All told, thanks to the Uncle Mike s Sidekick sling—which has just the right amount of bounce and rigidity—carrying that 10 1/2-lb. rifle wasn’t so bad. The gun balances well in the hands and comes up fast. Mind you, if I has known there weren’t going to be any bears, I likely would have carried a lighter rifle. Before going, I coated all the metal work with MetalSeal and applied a couple of coats of Birchwood-Casey’s stock seal to all the internal and external surfaces of the stock. Taking a wood-stocked gun to a place where it rains for weeks at a time is asking for trouble if it’s not sealed. Thankfully, the snow, fog and driving rain wasn’t as bad as some Alaska trips I’ve taken. I loaded two of the 500-gr. soft-points, backed up by a 500-gr. FMJ as the last round in the magazine, thinking, if needed, the last round’s superior penetration would solve any possible trouble I’d run into.
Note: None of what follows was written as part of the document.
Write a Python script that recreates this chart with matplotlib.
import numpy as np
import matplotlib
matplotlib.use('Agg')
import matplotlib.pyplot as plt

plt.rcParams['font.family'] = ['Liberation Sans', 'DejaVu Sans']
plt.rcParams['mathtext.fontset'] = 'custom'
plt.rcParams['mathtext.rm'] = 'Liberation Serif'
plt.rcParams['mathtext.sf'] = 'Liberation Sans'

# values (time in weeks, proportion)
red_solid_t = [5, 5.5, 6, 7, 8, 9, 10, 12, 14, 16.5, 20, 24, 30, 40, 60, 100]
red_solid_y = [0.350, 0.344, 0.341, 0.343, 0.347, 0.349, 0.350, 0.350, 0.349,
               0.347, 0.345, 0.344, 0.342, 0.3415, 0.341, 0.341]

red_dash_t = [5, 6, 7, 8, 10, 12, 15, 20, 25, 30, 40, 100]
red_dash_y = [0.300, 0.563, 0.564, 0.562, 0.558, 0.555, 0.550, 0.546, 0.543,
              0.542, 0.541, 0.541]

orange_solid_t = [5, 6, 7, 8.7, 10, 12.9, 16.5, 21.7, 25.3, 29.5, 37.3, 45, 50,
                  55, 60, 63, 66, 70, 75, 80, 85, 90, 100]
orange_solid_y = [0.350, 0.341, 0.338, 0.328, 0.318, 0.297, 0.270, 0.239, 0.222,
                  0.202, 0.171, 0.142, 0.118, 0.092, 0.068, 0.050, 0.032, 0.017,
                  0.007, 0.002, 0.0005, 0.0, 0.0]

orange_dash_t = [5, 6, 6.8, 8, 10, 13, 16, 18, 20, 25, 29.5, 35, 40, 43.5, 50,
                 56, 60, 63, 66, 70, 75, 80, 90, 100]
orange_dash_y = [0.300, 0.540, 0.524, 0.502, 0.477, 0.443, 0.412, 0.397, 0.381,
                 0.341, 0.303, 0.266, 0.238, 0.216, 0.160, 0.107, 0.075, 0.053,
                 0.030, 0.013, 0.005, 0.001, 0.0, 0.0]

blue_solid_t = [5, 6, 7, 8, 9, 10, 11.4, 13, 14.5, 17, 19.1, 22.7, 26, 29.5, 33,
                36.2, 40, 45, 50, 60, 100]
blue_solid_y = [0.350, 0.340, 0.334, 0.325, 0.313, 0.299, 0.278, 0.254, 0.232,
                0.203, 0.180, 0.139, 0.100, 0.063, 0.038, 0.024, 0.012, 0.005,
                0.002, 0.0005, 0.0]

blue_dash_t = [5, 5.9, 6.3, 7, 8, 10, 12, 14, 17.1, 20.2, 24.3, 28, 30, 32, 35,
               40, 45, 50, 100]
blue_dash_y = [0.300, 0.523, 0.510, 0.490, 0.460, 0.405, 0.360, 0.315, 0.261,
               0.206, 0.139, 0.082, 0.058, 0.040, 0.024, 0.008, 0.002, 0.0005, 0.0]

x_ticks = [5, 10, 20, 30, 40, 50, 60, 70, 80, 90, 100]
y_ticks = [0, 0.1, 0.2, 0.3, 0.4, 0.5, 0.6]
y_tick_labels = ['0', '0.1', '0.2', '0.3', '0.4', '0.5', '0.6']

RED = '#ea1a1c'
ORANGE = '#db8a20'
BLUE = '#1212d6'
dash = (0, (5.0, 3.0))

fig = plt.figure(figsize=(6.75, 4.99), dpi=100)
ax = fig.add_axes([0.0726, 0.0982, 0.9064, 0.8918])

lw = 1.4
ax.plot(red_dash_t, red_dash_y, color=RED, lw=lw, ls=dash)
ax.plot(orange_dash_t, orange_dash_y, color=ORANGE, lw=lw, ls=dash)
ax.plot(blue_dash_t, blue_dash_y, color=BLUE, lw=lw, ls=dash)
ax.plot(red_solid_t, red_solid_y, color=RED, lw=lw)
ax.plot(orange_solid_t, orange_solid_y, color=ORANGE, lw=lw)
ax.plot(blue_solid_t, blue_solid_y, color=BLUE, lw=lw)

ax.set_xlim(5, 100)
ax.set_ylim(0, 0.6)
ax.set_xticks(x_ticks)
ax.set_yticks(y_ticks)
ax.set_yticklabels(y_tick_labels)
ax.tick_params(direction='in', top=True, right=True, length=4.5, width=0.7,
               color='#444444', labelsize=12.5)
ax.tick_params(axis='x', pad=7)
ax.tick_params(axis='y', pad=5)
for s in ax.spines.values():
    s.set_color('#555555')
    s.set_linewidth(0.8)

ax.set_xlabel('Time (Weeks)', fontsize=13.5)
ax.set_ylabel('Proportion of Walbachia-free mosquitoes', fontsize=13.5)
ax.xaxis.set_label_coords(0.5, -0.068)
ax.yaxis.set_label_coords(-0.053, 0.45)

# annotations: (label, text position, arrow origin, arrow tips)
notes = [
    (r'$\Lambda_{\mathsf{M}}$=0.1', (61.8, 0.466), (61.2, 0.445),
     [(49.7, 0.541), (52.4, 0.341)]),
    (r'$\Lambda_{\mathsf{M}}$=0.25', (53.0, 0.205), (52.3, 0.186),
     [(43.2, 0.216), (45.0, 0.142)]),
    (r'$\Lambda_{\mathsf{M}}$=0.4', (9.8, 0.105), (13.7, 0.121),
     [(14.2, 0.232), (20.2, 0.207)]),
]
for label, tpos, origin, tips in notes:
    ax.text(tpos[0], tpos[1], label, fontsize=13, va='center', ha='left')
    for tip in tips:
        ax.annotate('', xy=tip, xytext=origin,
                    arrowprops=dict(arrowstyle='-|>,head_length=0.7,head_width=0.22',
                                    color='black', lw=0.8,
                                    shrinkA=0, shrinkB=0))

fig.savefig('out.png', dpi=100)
As the point of impact for both loadings was identical out to 100 yds., no separate zero was required. I zeroed the rifle to be 1″ high at 50 yds. and dead on at 100 yds. Again, it didn’t matter to the nocturnal bears.

Many hunts end that way, and it’s no fault of the guide, hunter or outfitter. As a matter of fact, I’ll be taking the Ruger Magnum in .458 Lott back to the Stoney River Lodge and the Mekans next fall. Just as I did this spring, I have complete confidence in the rifle and cartridge’s ability to stop a big bear dead, literally, in its tracks. As promised after zeroing the gun in, the rifle and I need to fire that second shot in Alaska. There’s still some unfinished “business.”